15 Sep 2008, Victoria Pennington, Operational Risk & Regulation
NEW YORK – One of the world’s largest investment banks, Lehman Brothers, has announced that it is filing for bankruptcy protection. A weekend of crisis talks, led by the US Treasury secretary Henry Paulson, at the investment bank failed to find a buyer for the troubled bank. Previous efforts by Lehman’s chief executive Richard Fuld to rescue the bank by selling off many of its operations failed to stem a fall in market confidence, after the bank predicted record losses in the third quarter of this year.
Merrill Lynch was rescued from a similar fate by Bank of America, which abandoned talks to buy Lehman Brothers to agree to a $50 billion takeover of Merrill Lynch.
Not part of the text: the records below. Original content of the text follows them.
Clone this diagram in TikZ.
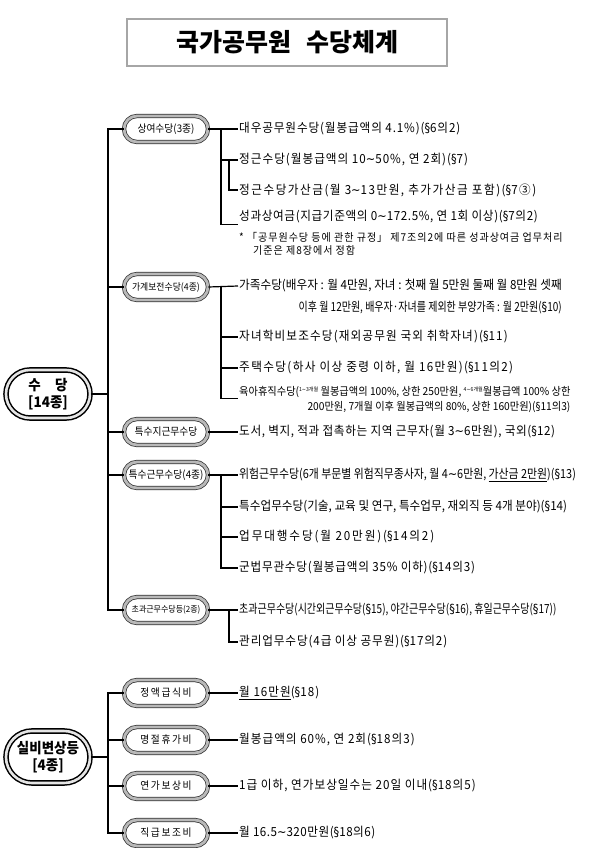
\documentclass[tikz,border=0pt]{standalone}
\usepackage{fontspec}
\setmainfont{Noto Sans CJK KR}[FakeStretch=0.93]
\newfontfamily\titlefont{Noto Sans CJK KR}
\newfontfamily\symfont{DejaVu Sans}[FakeStretch=0.9]
\usetikzlibrary{positioning, calc, shapes.misc}

\newcommand{\smallsup}[1]{\raisebox{0.6ex}{\fontsize{5.5}{6}\selectfont #1}}
\newcommand{\tld}{{\symfont ∼}}
\newcommand{\sect}{{\symfont §}}

\begin{document}
\begin{tikzpicture}[
    x=1pt, y=-1pt,
    capsule/.style={rounded rectangle, draw=black!80, line width=0.75pt, double=gray!55, double distance=2.8pt, fill=white, minimum width=86pt, minimum height=26pt, inner sep=1pt, font=\fontsize{10.5}{12}\selectfont},
    spaced/.style={font=\fontsize{10.5}{12}\selectfont\addfontfeature{LetterSpace=15}},
    mainbox/.style={rounded rectangle, draw=black, line width=1.5pt, double=gray!20, double distance=2.6pt, fill=white, minimum width=86pt, minimum height=48pt, inner sep=1pt, align=center, font=\bfseries\fontsize{14.5}{17.5}\selectfont},
    item/.style={anchor=west, inner sep=1pt, font=\fontsize{12.5}{14}\selectfont},
    letterspread/.style={font=\fontsize{12.5}{14}\selectfont\addfontfeature{LetterSpace=#1}},
    narrow/.style={font=\fontsize{12.5}{14}\selectfont\addfontfeature{FakeStretch=#1}},
    smallitem/.style={item, font=\fontsize{11}{13}\selectfont},
    note/.style={anchor=west, inner sep=1pt, font=\fontsize{10.8}{12}\selectfont\addfontfeature{LetterSpace=9}},
    link/.style={line width=1.2pt},
]
\fill[white] (0,0) rectangle (612,848);
\useasboundingbox (0,0) rectangle (612,848);

% Title
\node[draw=gray!70, line width=1.5pt, minimum width=320pt, minimum height=47pt, font=\titlefont\bfseries\fontsize{25}{28}\selectfont] (title) at (287,42.5) {국가공무원\hspace{0.6em}수당체계};

% trunk and branch columns
\coordinate (tk) at (108,0);
\coordinate (b1) at (221,0);
\coordinate (s1) at (229,0);

% Group 1: 수당
\node[mainbox] (sudang) at (48,394) {수\hspace{1em}당\\{[14종]}};
\node[capsule] (sangyeo) at (166,129) {상여수당(3종)};
\node[capsule, font=\fontsize{9.5}{11}\selectfont] (gagye) at (166,287) {가계보전수당(4종)};
\node[capsule] (teuksuji) at (166,432) {특수지근무수당};
\node[capsule] (teuksu) at (166,475) {특수근무수당(4종)};
\node[capsule, font=\fontsize{8.6}{10}\selectfont] (chogwa) at (166,610) {초과근무수당등(2종)};

\draw[link] (sangyeo.west) -- (sangyeo.west -| tk) -- (chogwa.west -| tk) -- (chogwa.west);
\foreach \n in {gagye, teuksuji, teuksu} {
    \draw[link] (\n.west) -- (\n.west -| tk);
}
\draw[link] (sudang.east) -- (sudang.east -| tk);

% 상여수당
\node[item, letterspread=7] (daewoo) at (238,129) {대우공무원수당(월봉급액의 4.1\%)(\sect6의2)};
\node[item, letterspread=8] (jeonggeun) at (238,160) {정근수당(월봉급액의 10\tld50\%, 연 2회)(\sect7)};
\node[item, letterspread=12] (gasan) at (238,190) {정근수당가산금(월 3\tld13만원, 추가가산금 포함)(\sect7③)};
\node[item, letterspread=5] (seonggwa) at (238,217) {성과상여금(지급기준액의 0\tld172.5\%, 연 1회 이상)(\sect7의2)};
\node[note] (note1) at (238,237) {* 「공무원수당 등에 관한 규정」 제7조의2에 따른 성과상여금 업무처리};
\node[note] (note2) at (252,250) {기준은 제8장에서 정함};

\draw[link] (sangyeo.east) -- (daewoo.west);
\draw[link] (sangyeo.east -| b1) -- (seonggwa.south west -| b1) -- (seonggwa.south west);
\draw[link] (jeonggeun.west -| b1) -- (jeonggeun.west);
\draw[link] (jeonggeun.west -| s1) |- (gasan.west);

% 가계보전수당
\node[item] (gajok) at (238,286) {가족수당(배우자 : 월 4만원, 자녀 : 첫째 월 5만원 둘째 월 8만원 셋째};
\node[item, narrow=0.8, below left=6pt and 0pt of gajok.south east] (gajok2) {이후 월 12만원, 배우자·자녀를 제외한 부양가족 : 월 2만원(\sect10)};
\node[item, letterspread=9] (jahak) at (238,337) {자녀학비보조수당(재외공무원 국외 취학자녀)(\sect11)};
\node[item, letterspread=11] (jutaek) at (238,368) {주택수당(하사 이상 중령 이하, 월 16만원)(\sect11의2)};
\node[smallitem] (yuga) at (238,392) {육아휴직수당(\smallsup{1\tld3개월} 월봉급액의 100\%, 상한 250만원, \smallsup{4\tld6개월}월봉급액 100\% 상한};
\node[smallitem, below left=1pt and 0pt of yuga.south east] (yuga2) {200만원, 7개월 이후 월봉급액의 80\%, 상한 160만원)(\sect11의3)};

\draw[link] (gagye.east) -- (gajok.west);
\draw[link] (gagye.east -| b1) -- (yuga.south west -| b1) -- (yuga.south west);
\foreach \n in {jahak, jutaek} {
    \draw[link] (\n.west -| b1) -- (\n.west);
}

% 특수지근무수당
\node[item, letterspread=5] (doseo) at (238,432) {도서, 벽지, 적과 접촉하는 지역 근무자(월 3\tld6만원), 국외(\sect12)};
\draw[link] (teuksuji.east) -- (doseo.west);

% 특수근무수당
\node[item, narrow=0.87] (wiheom) at (238,475) {위험근무수당(6개 부문별 위험직무종사자, 월 4\tld6만원, \underline{가산금 2만원})(\sect13)};
\node[item] (teukeop) at (238,507) {특수업무수당(기술, 교육 및 연구, 특수업무, 재외직 등 4개 분야)(\sect14)};
\node[item, letterspread=15] (daehaeng) at (238,537) {업무대행수당(월 20만원)(\sect14의2)};
\node[item, letterspread=6] (gunbeop) at (238,568) {군법무관수당(월봉급액의 35\% 이하)(\sect14의3)};

\draw[link] (teuksu.east) -- (wiheom.west);
\draw[link] (teuksu.east -| b1) -- (gunbeop.west -| b1) -- (gunbeop.west);
\foreach \n in {teukeop, daehaeng} {
    \draw[link] (\n.west -| b1) -- (\n.west);
}

% 초과근무수당등
\node[item, narrow=0.8] (chogwa1) at (238,610) {초과근무수당(시간외근무수당(\sect15), 야간근무수당(\sect16), 휴일근무수당(\sect17))};
\node[item, letterspread=7] (gwalli) at (238,642) {관리업무수당(4급 이상 공무원)(\sect17의2)};

\draw[link] (chogwa.east) -- (chogwa1.west);
\draw[link] (chogwa1.west -| s1) |- (gwalli.west);

% Group 2: 실비변상등
\node[mainbox, minimum height=52pt] (silbi) at (48,757) {실비변상등\\{[4종]}};
\node[capsule, spaced] (jeongaek) at (166,693) {정액급식비};
\node[capsule, spaced] (myeongjeol) at (166,740) {명절휴가비};
\node[capsule, spaced] (yeonga) at (166,786) {연가보상비};
\node[capsule, spaced] (jikgeup) at (166,833) {직급보조비};

\draw[link] (jeongaek.west) -- (jeongaek.west -| tk) -- (jikgeup.west -| tk) -- (jikgeup.west);
\foreach \n in {myeongjeol, yeonga} {
    \draw[link] (\n.west) -- (\n.west -| tk);
}
\draw[link] (silbi.east) -- (silbi.east -| tk);

\node[item, letterspread=8] (sikbi) at (238,693) {\underline{월 16만원}(\sect18)};
\node[item, letterspread=8] (hyuga) at (238,740) {월봉급액의 60\%, 연 2회(\sect18의3)};
\node[item, letterspread=8] (bosang) at (238,786) {1급 이하, 연가보상일수는 20일 이내(\sect18의5)};
\node[item, letterspread=4] (bojo) at (238,833) {월 16.5\tld320만원(\sect18의6)};

\foreach \c/\t in {jeongaek/sikbi, myeongjeol/hyuga, yeonga/bosang, jikgeup/bojo} {
    \draw[link] (\c.east) -- (\t.west);
}

\end{tikzpicture}
\end{document}
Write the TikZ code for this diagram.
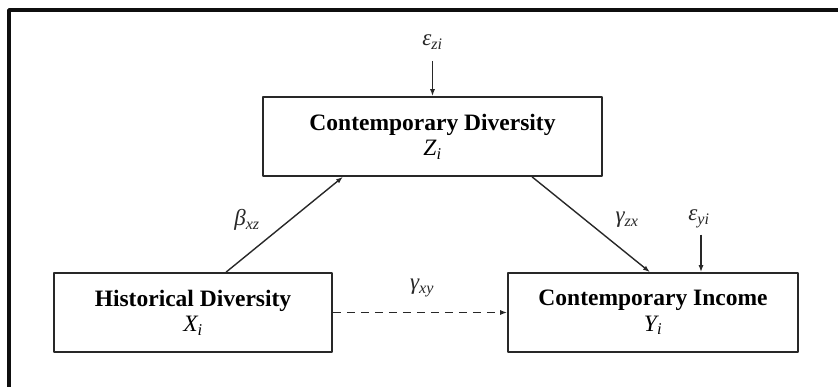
\documentclass[tikz,border=0pt]{standalone}
\usepackage{fontspec}
\setmainfont{Liberation Serif}
\usetikzlibrary{arrows.meta}

\definecolor{marco}{RGB}{15,15,15}
\definecolor{trazo}{RGB}{40,40,40}

\begin{document}
\begin{tikzpicture}[x=1pt,y=-1pt,line join=round,
        caja/.style={draw=trazo,line width=1.6pt,minimum height=79pt,
            inner sep=0pt,align=center,font=\fontsize{23.5}{25.5}\selectfont},
        etiqueta/.style={trazo,font=\fontsize{23}{26}\selectfont\itshape},
        flecha/.style={trazo,-{Latex[length=7pt,width=5pt]},line width=1.4pt}]
        \useasboundingbox (0,0) rectangle (838,387);

        % Marco exterior
        \draw[marco,line width=3.5pt] (9,420) -- (9,10) -- (838,10);

        % Variables
        \node[caja,minimum width=339pt] (contdiv) at (432.5,136.5)
            {\textbf{Contemporary Diversity}\\\textit{Z\textsubscript{i}}};
        \node[caja,minimum width=278pt] (histdiv) at (193,312.5)
            {\textbf{Historical Diversity}\\\textit{X\textsubscript{i}}};
        \node[caja,minimum width=290pt] (continc) at (653,312.5)
            {\textbf{Contemporary Income}\\\textit{Y\textsubscript{i}}};

        % Términos de error
        \node[etiqueta] (epszi) at (432.5,42) {ε\textsubscript{zi}};
        \node[etiqueta] (epsyi) at (699,219) {ε\textsubscript{yi}};

        % Coeficientes
        \node[etiqueta] (betaxz) at (247,220) {β\textsubscript{xz}};
        \node[etiqueta] (gammazx) at (627,220) {γ\textsubscript{zx}};
        \node[etiqueta] (gammaxy) at (422,288) {γ\textsubscript{xy}};

        % Flechas
        \draw[flecha] ([xshift=33pt]histdiv.north) -- ([xshift=-89.5pt]contdiv.south);
        \draw[flecha] ([xshift=99.5pt]contdiv.south) -- ([xshift=-3pt]continc.north);
        \draw[flecha,dash pattern=on 8pt off 6pt] (histdiv.east) -- (continc.west);
        \draw[flecha] ([yshift=-8pt]epszi.south) -- (contdiv.north);
        \draw[flecha] ([xshift=2pt,yshift=-3pt]epsyi.south)
            -- ([xshift=2pt]epsyi.south |- continc.north);
\end{tikzpicture}
\end{document}
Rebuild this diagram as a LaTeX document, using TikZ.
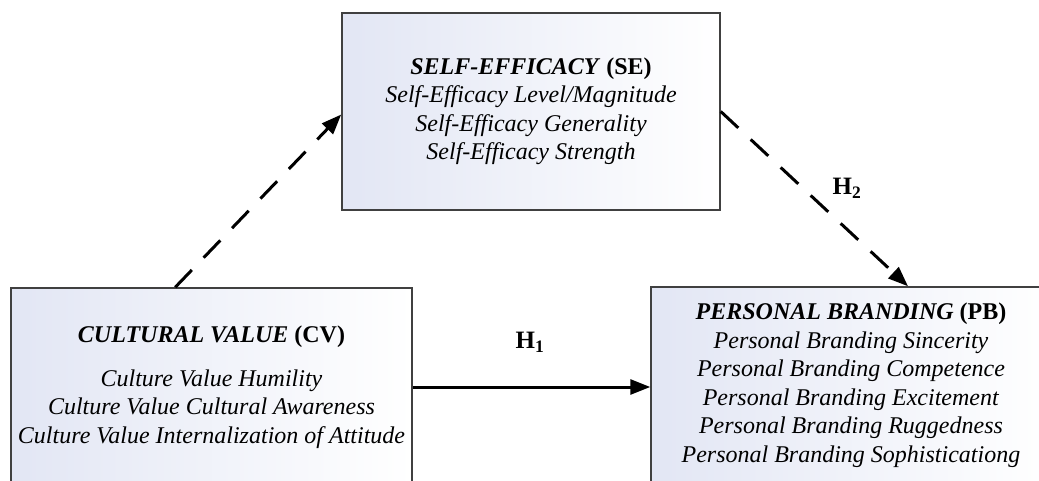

Although Merrill’s large retail brokerage business is extremely attractive to Bank of America, the bank will need to clean up Merrill’s trading books, which have already cost $52 billion in writedowns. The takeover, however, will create the world’s largest financial services company.
Other global banks have reacted quickly to make available a $70 billion liquidity pool to help support other vulnerable institutions. More firms are expected to fail in the coming months, with signs already beginning to show in some quarters. Global insurance firm American International Group has announced its plans to radically restructure its business, including the sale of its aircraft-leasing arm.
In preparation of more failures, the Federal Reserve has eased terms on emergency borrowings facilities and it has also suspended rules that prohibit banks from using deposits to fund their investment banking subsidiaries. That said, the US Treasury was not forthcoming in committing taxpayer’s funds to bail out Lehman, marking a turnaround in its approach to combating the fallout from the credit crisis.